Friday, April 23, 2010

I've Had It

I have had it up to here (vision me holding my hand above my head) with the crap at work. I mean really we work in cubicles with no ceiling or doors do you think that I can not hear you talking about me? Seriously...just when you thought someone was your friend. Well think again some only want what it best for them and want you around when they need you...well I say piss off and what comes around WILL go around.

Monday, April 19, 2010

What to Call It

So I have been trying to figure out all day on what to name my new blog. This is going to be the adventures of my highs and lows of my weight loss. I am so very excited about this. I can't wait to look back on this experience and see what Nathan and I have been through. Looking back at pictures it already amazes me. I have two titles I like, well three, but I guess the third one is just okay. They are "Worth the Weight" "Losing It" and "I'm Worth Weigh More" Let me know what you think!

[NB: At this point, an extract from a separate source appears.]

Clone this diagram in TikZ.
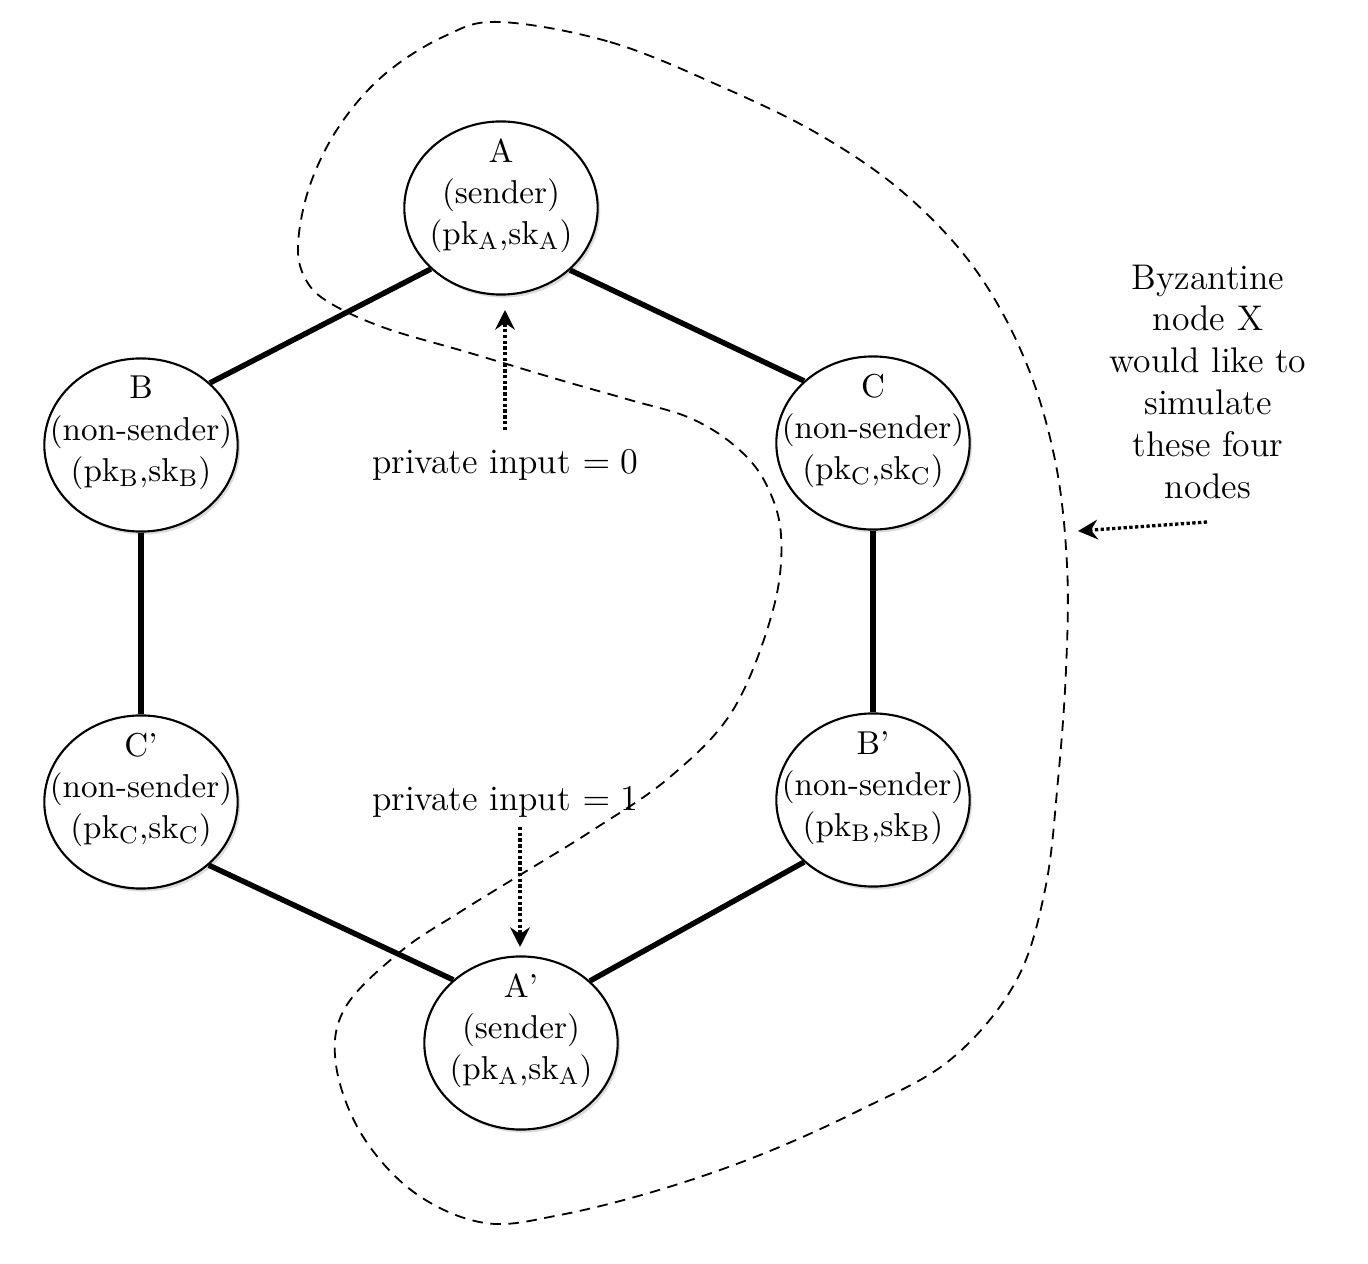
\documentclass[tikz,border=0pt]{standalone}
\usetikzlibrary{shapes.geometric,arrows.meta,shadows}
\begin{document}
\begin{tikzpicture}[x=0.331pt,y=-0.331pt,
  every node/.style={font=\fontsize{10.95}{13.6}\selectfont},
  party/.style={ellipse, draw, line width=0.7pt, fill=white,
    minimum width=64pt, minimum height=57.3pt, inner sep=0pt,
    drop shadow={shadow xshift=0.8pt, shadow yshift=-1pt, fill=black!30, opacity=0.45}},
  partytext/.style={align=center, inner sep=0pt, yshift=4pt},
  link/.style={line width=1.8pt},
  region/.style={line width=0.6pt, dash pattern=on 3.5pt off 2.5pt},
  hint/.style={line width=1.1pt, dash pattern=on 1.1pt off 0.8pt,
    -{Stealth[length=6.5pt,width=6.5pt,inset=2.2pt]}},
  note/.style={align=center, inner sep=0pt, font=\fontsize{11.8}{13.9}\selectfont}
]
\useasboundingbox (0,0) rectangle (1368,1264);

% parties
\node[party] (A)  at (501,208)  {};
\node[party] (B)  at (141,445)  {};
\node[party] (C)  at (873,443)  {};
\node[party] (Cp) at (141,802)  {};
\node[party] (Bp) at (873,800)  {};
\node[party] (Ap) at (521,1043) {};

% ring links
\draw[link] (A.221) -- (B.42);
\draw[link] (A.-42) -- (C.138);
\draw[link] (B) -- (Cp);
\draw[link] (C) -- (Bp);
\draw[link] (Cp.-43) -- (Ap.137);
\draw[link] (Bp.222) -- (Ap.42);

% party labels
\node[partytext] (At)  at (A)  {A\\(sender)\\(pk$_\mathrm{A}$,sk$_\mathrm{A}$)};
\node[partytext] (Bt)  at (B)  {B\\(non-sender)\\(pk$_\mathrm{B}$,sk$_\mathrm{B}$)};
\node[partytext] (Ct)  at (C)  {C\\(non-sender)\\(pk$_\mathrm{C}$,sk$_\mathrm{C}$)};
\node[partytext] (Cpt) at (Cp) {C’\\(non-sender)\\(pk$_\mathrm{C}$,sk$_\mathrm{C}$)};
\node[partytext] (Bpt) at (Bp) {B’\\(non-sender)\\(pk$_\mathrm{B}$,sk$_\mathrm{B}$)};
\node[partytext] (Apt) at (Ap) {A’\\(sender)\\(pk$_\mathrm{A}$,sk$_\mathrm{A}$)};

% private inputs
\node[note] (in0) at (505,465) {private input $=0$};
\node[note] (in1) at (505,802) {private input $=1$};
\coordinate (in0tail) at (505,430);
\coordinate (in0tip)  at (505,310);
\coordinate (in1tail) at (520,827);
\coordinate (in1tip)  at (520,947);
\draw[hint] (in0tail) -- (in0tip);
\draw[hint] (in1tail) -- (in1tip);

% Byzantine note
\node[note] (byz) at (1208,382) {Byzantine\\node X\\would like to\\simulate\\these four\\nodes};
\coordinate (byztail) at (1207,522);
\coordinate (byztip)  at (1078,531);
\draw[hint] (byztail) -- (byztip);

% simulated region
\draw[region] plot[smooth cycle, tension=0.6] coordinates {
 (500,22) (610,42) (720,86) (820,135) (905,194) (975,269) (1025,360)
 (1055,460) (1067,565) (1066,670) (1058,780) (1045,890) (1015,983)
 (950,1060) (860,1110) (760,1155) (659,1190) (560,1215) (485,1223)
 (415,1193) (362,1135) (336,1065) (345,1008) (400,952) (460,912)
 (520,875) (593,830) (670,777) (733,710) (773,610) (781,535) (765,482)
 (735,446) (690,418) (630,400) (560,380) (470,353) (385,328) (330,303)
 (306,280) (298,245) (310,185) (340,125) (385,74) (445,36)};
\end{tikzpicture}
\end{document}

Oh and just yesterday I was able to purchase a dress that was 3 times smaller than the last dress I bought!! My mom went shopping with me and she was all smile and said " it was so much fun having OPTIONS this time" don't you just love how honest mothers are!

Sunday, April 18, 2010

What to blog

So I have been thinking of something that I could blog that people would want to follow or even be interested in. I have blogs I am following on my friends baby, births, first motorcycle, and many others. What do I have that someone would care to read about me on.

So my biggest accomplishment is my weight loss over the last 16 months. I am very proud of what I have done this far and can't wait to see where it takes me. Even if no one reads these blogs at least I have something to look back on. I have even been approached by a organization to start blogging for them. I have been looking back on pictures to post and examples of clothes and all sorts of things I can't wait to start this experience and see how it takes off for me and for others.

I came to a realization in the shower the other day. Weight is just a number! It does not make me who I am and I am not ashamed of my weight. If someone asks what I weight I am not longer going to tell them "oh I've lost this much weight." I am just going to say it proud and tell them what I weigh and then how much I've lost. So look for these to start in the next few days or weeks. I have a lot going on with a event that Nathan and I put on. I have worked my tush off and I can honestly say "I Could Not Ask For More", but I can't wait to see what's out there!!